#### [WHAT IS REQUIRED]
Quote the data exactly, first line to the line containing "XAxis, YAxis, CartesianGrid", with no pictures.

#### [MATERIAL]
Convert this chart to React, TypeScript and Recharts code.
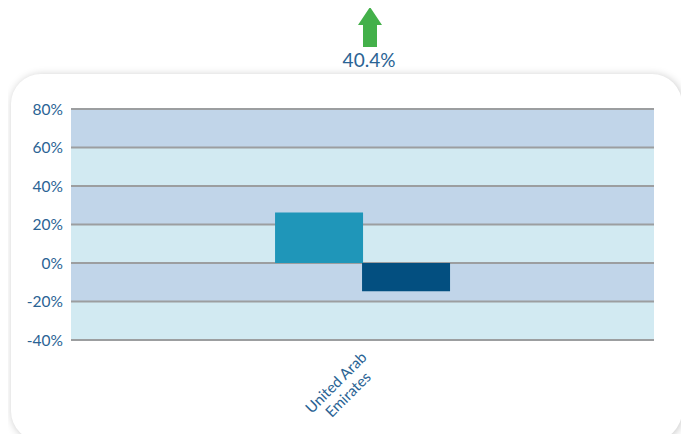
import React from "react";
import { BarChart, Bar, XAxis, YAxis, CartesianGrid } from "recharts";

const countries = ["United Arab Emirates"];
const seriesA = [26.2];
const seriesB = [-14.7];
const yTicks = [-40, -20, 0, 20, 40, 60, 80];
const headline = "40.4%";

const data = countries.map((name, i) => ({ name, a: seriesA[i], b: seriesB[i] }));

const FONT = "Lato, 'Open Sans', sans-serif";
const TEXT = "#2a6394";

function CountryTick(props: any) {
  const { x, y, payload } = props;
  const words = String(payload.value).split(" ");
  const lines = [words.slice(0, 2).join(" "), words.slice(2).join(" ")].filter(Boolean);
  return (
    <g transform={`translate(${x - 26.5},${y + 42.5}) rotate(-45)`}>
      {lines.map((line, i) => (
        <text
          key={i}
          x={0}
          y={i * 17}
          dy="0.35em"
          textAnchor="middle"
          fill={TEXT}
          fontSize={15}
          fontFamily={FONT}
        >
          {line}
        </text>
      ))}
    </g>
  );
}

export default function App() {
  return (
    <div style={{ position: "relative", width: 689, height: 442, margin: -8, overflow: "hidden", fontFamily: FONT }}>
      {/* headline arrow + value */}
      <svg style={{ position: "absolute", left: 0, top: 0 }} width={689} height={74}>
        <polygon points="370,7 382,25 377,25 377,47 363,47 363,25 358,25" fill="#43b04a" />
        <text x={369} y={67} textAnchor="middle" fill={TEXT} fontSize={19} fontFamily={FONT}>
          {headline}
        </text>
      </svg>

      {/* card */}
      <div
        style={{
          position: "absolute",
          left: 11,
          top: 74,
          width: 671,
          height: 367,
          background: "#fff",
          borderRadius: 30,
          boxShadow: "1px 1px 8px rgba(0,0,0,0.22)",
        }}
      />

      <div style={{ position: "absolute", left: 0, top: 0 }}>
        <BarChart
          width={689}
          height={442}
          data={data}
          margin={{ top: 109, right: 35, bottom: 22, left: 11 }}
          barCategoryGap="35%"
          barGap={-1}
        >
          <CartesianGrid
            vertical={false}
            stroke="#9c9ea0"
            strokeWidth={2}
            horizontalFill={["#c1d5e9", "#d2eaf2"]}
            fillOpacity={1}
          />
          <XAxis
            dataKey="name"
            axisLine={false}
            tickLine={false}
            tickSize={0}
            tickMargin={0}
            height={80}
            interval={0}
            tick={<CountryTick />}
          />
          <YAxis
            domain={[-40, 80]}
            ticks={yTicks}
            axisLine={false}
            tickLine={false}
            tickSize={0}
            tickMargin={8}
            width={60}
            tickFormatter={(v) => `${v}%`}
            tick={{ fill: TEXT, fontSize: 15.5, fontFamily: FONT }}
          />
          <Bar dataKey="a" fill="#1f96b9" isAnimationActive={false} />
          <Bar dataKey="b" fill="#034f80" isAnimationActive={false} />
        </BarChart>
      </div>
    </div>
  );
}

#### [TASK RESULT]
Convert this chart to React, TypeScript and Recharts code.
import React from "react";
import { BarChart, Bar, XAxis, YAxis, CartesianGrid } from "recharts";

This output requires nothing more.